The Historic St. Augustine Preservation Board purchased the Arrivas House in July 1960 for $49,900, and set out to restore the structure to its Second Spanish Period appearance. It was the first restoration project they undertook in preparation for St. Augustine's 400th Anniversary celebration in 1965. Work began on the home in January 1961, and was formally dedicated on March 11, 1963. Then-Vice President Lyndon B. Johnson visited St. Augustine to mark the occasion, and gave a speech to the city from the Arrivas House balcony. It became an issue in the civil rights movement when a banquet afterwards at the elegant Ponce de Leon Hotel was planned for whites only (protests and negotiations resulted in a few Blacks being able to attend the banquet). During Johnson's visit, Senator George Smathers formally invited the Spanish government, represented by Spanish Ambassador Antonio Garrigues, to participate in St. Augustine's 400th anniversary celebrations.

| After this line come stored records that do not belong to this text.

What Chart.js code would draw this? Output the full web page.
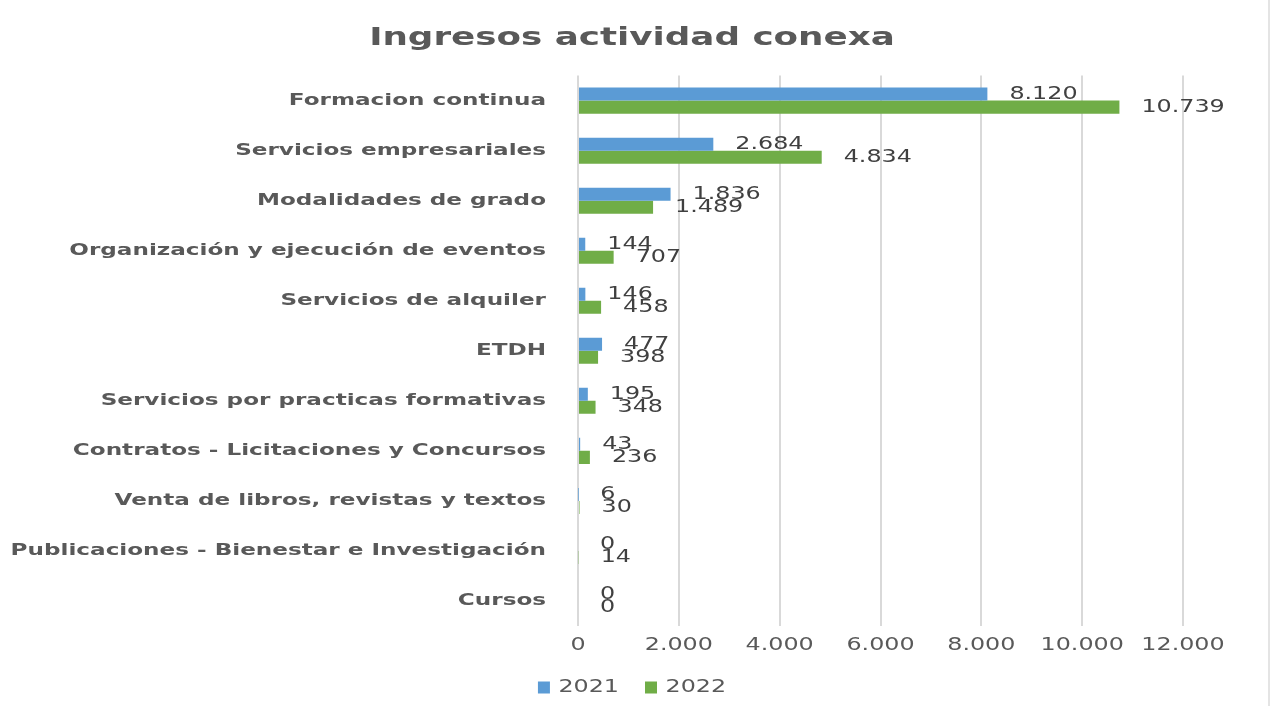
<!DOCTYPE html>
<html>
<head>
    <title>Ingresos actividad conexa</title>
    <meta charset="UTF-8">
    <script src="https://cdn.jsdelivr.net/npm/chart.js"></script>
    <style>
        body { margin: 0; background: #fff; }
        #wrap { width: 1274px; height: 706px; position: relative; }
        #edge { position: absolute; left: 1268px; top: 0; width: 2px; height: 706px; background: #e4e4e4; }
    </style>
</head>
<body>
<div id="wrap"><canvas id="bar_chart"></canvas><div id="edge"></div></div>
<script>
    // categorias y valores
    var categories = [
        'Formacion continua',
        'Servicios empresariales',
        'Modalidades de grado',
        'Organización y ejecución de eventos',
        'Servicios de alquiler',
        'ETDH',
        'Servicios por practicas formativas',
        'Contratos - Licitaciones y Concursos',
        'Venta de libros, revistas y textos',
        'Publicaciones - Bienestar e Investigación',
        'Cursos'
    ];
    var values2021 = [8120, 2684, 1836, 144, 146, 477, 195, 43, 6, 0, 0];
    var values2022 = [10739, 4834, 1489, 707, 458, 398, 348, 236, 30, 14, 0];
    var seriesNames = ['2021', '2022'];

    var textColor = '#595959';
    var gridColor = '#d9d9d9';
    var stretchX = 1.4; // el texto del original esta ensanchado

    // separador de miles con punto
    function fmt(v) {
        return String(Math.round(v)).replace(/\B(?=(\d{3})+(?!\d))/g, '.');
    }

    var ctx = document.getElementById('bar_chart').getContext('2d');

    // texto ensanchado horizontalmente, como en la captura
    var rawFill = ctx.fillText.bind(ctx);
    var rawMeasure = ctx.measureText.bind(ctx);
    ctx.fillText = function(t, x, y) {
        ctx.save();
        ctx.translate(x, y);
        ctx.scale(stretchX, 1);
        rawFill(t, 0, 0);
        ctx.restore();
    };
    ctx.measureText = function(t) {
        var m = rawMeasure(t);
        return {
            width: m.width * stretchX,
            actualBoundingBoxAscent: m.actualBoundingBoxAscent,
            actualBoundingBoxDescent: m.actualBoundingBoxDescent,
            actualBoundingBoxLeft: m.actualBoundingBoxLeft * stretchX,
            actualBoundingBoxRight: m.actualBoundingBoxRight * stretchX,
            fontBoundingBoxAscent: m.fontBoundingBoxAscent,
            fontBoundingBoxDescent: m.fontBoundingBoxDescent
        };
    };

    // etiquetas de datos al final de cada barra
    var valueLabels = {
        id: 'valueLabels',
        afterDatasetsDraw: function(chart) {
            var c = chart.ctx;
            c.save();
            c.font = '17px "DejaVu Sans"';
            c.fillStyle = '#404040';
            c.textAlign = 'left';
            c.textBaseline = 'middle';
            chart.data.datasets.forEach(function(ds, i) {
                chart.getDatasetMeta(i).data.forEach(function(bar, j) {
                    c.fillText(fmt(ds.data[j]), bar.x + 22, bar.y);
                });
            });
            c.restore();
        }
    };

    var chart = new Chart(ctx, {
        type: 'bar',
        data: {
            labels: categories,
            datasets: [{
                label: seriesNames[0],
                data: values2021,
                backgroundColor: '#5B9BD5'
            }, {
                label: seriesNames[1],
                data: values2022,
                backgroundColor: '#70AD47'
            }]
        },
        options: {
            indexAxis: 'y',
            responsive: true,
            maintainAspectRatio: false,
            animation: false,
            layout: { padding: { left: 0, right: 10, top: 0, bottom: 0 } },
            datasets: {
                bar: { categoryPercentage: 0.52, barPercentage: 1.0 }
            },
            scales: {
                x: {
                    min: 0,
                    max: 12000,
                    grid: { color: gridColor, lineWidth: 2, drawTicks: false },
                    border: { display: false },
                    ticks: {
                        stepSize: 2000,
                        padding: 9,
                        color: textColor,
                        font: { family: 'DejaVu Sans', size: 17 },
                        callback: function(v) { return fmt(v); }
                    },
                    afterFit: function(s) { s.height = 27; }
                },
                y: {
                    grid: { display: false },
                    border: { display: false },
                    ticks: {
                        padding: 24,
                        color: textColor,
                        font: { family: 'DejaVu Sans', size: 16.5, weight: 'bold' }
                    },
                    afterFit: function(s) { s.width = 578; }
                },
                // eje vacio para dejar el margen derecho
                yRight: {
                    type: 'category',
                    position: 'right',
                    grid: { display: false },
                    border: { display: false },
                    ticks: { display: false },
                    afterFit: function(s) { s.width = 81; }
                }
            },
            plugins: {
                title: {
                    display: true,
                    text: 'Ingresos actividad conexa',
                    color: textColor,
                    font: { family: 'DejaVu Sans', size: 25.5, weight: 'bold' },
                    padding: { top: 23, bottom: 22 }
                },
                legend: {
                    position: 'bottom',
                    labels: {
                        boxWidth: 12,
                        boxHeight: 12,
                        padding: 26,
                        color: textColor,
                        font: { family: 'DejaVu Sans', size: 17 }
                    }
                },
                tooltip: { enabled: false }
            }
        },
        plugins: [valueLabels]
    });
</script>
</body>
</html>
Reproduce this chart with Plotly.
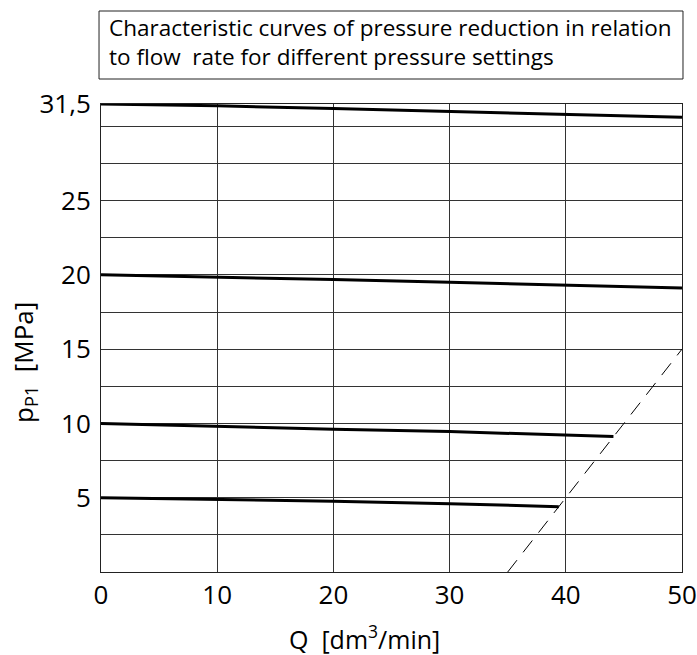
import plotly.graph_objects as go

# ---- data ----
flow_q = [0, 10, 20, 30, 40, 50]
p_315 = [31.5, 31.38, 31.2, 31.0, 30.78, 30.6]
p_20 = [20.0, 19.87, 19.69, 19.51, 19.31, 19.11]
flow_q10 = [0, 10, 20, 30, 40, 44.1]
p_10 = [10.0, 9.79, 9.61, 9.45, 9.25, 9.12]
flow_q5 = [0, 10, 20, 30, 39.4]
p_5 = [5.0, 4.89, 4.77, 4.6, 4.4]
limit_q = [35, 50]
limit_p = [0, 15]

x_ticks = [0, 10, 20, 30, 40, 50]
x_ticktext = ["0", "10", "20", "30", "40", "50"]
y_ticks = [5, 10, 15, 20, 25, 31.5]
y_ticktext = ["5", "10", "15", "20", "25", "31,5"]
y_minor = [2.5, 7.5, 12.5, 17.5, 22.5, 27.5, 30]

title_lines = ["Characteristic curves of pressure reduction in relation",
               "to flow\u00a0 rate for different pressure settings"]

FONT = "Open Sans, sans-serif"

fig = go.Figure()
for xs, ys in [(flow_q, p_315), (flow_q, p_20), (flow_q10, p_10), (flow_q5, p_5)]:
    fig.add_trace(go.Scatter(x=xs, y=ys, mode="lines", cliponaxis=False,
                             line=dict(color="black", width=3), showlegend=False,
                             hoverinfo="skip"))
fig.add_trace(go.Scatter(x=limit_q, y=limit_p, mode="lines",
                         line=dict(color="black", width=1, dash="15px,10px"),
                         showlegend=False, hoverinfo="skip"))

fig.update_layout(
    width=697, height=655,
    margin=dict(l=101, r=15, t=104, b=83),
    paper_bgcolor="white", plot_bgcolor="white",
    font=dict(family=FONT, color="black"),
)
fig.update_xaxes(range=[0, 50], tickvals=x_ticks, ticktext=x_ticktext,
                 automargin=False,
                 showgrid=True, gridcolor="#333", gridwidth=1,
                 showline=True, mirror=True, linecolor="#222", linewidth=1,
                 zeroline=False, ticks="", ticklabelstandoff=0,
                 tickfont=dict(size=26, family=FONT, color="black"))
fig.update_yaxes(range=[0, 31.5], tickvals=y_ticks, ticktext=y_ticktext,
                 automargin=False,
                 showgrid=True, gridcolor="#333", gridwidth=1,
                 minor=dict(tickvals=y_minor, showgrid=True, gridcolor="#333", gridwidth=1),
                 showline=True, mirror=True, linecolor="#222", linewidth=1,
                 zeroline=False, ticks="", ticklabelstandoff=4,
                 tickfont=dict(size=26, family=FONT, color="black"))

# title box
fig.add_shape(type="rect", xref="paper", yref="paper",
              x0=-0.0034, x1=1.0017, y0=1.0534, y1=1.1987,
              line=dict(color="#222", width=1), fillcolor="white")
fig.add_annotation(text="<br>".join(title_lines), xref="paper", yref="paper",
                   x=0.0103, y=1.1325, xanchor="left", yanchor="middle", align="left",
                   showarrow=False, font=dict(size=22.5, family=FONT, color="black"))

# axis titles
fig.add_annotation(text="Q  [dm<sup>3</sup>/min]", xref="paper", yref="paper",
                   x=0.454, y=-0.141, xanchor="center", yanchor="middle",
                   showarrow=False, font=dict(size=25, family=FONT, color="black"))
fig.add_annotation(text="p<sub>P1</sub>  [MPa]", xref="paper", yref="paper",
                   x=-0.1325, y=0.4466, xanchor="center", yanchor="middle",
                   textangle=-90, showarrow=False,
                   font=dict(size=26, family=FONT, color="black"))

fig.write_html(
    "out.html",
    config={"responsive": False, "displayModeBar": False},
    post_script="document.body.style.margin='0';document.body.style.overflow='hidden';",
)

The Arrivas House served as an interpreted historic site run by the Historic St. Augustine Preservation Board, where costumed docents demonstrated typical activities of Spanish colonial women. This included spinning, weaving, and candle making. In 1968, the Preservation Board acquired a loom that dated back to 1792 in Ohio. It was a gift from Van E. Marker of Tangerine, Florida. The loom was made of oak, maple, and black walnut and weighed almost 1,800 pounds. The Board put it to use at the Arrivas House. The second story briefly served as administrative offices for the Preservation Board.

The Arrivas House was documented as part of the Historic American Buildings Survey in 1960. Complete documentation is available on the Library of Congress's online catalog.

== Present day ==
Today, the Arrivas House is a commercial retail space, owned by the State of Florida and managed by University of Florida Historic St. Augustine, Inc. It is operated by The Panama Hat Company.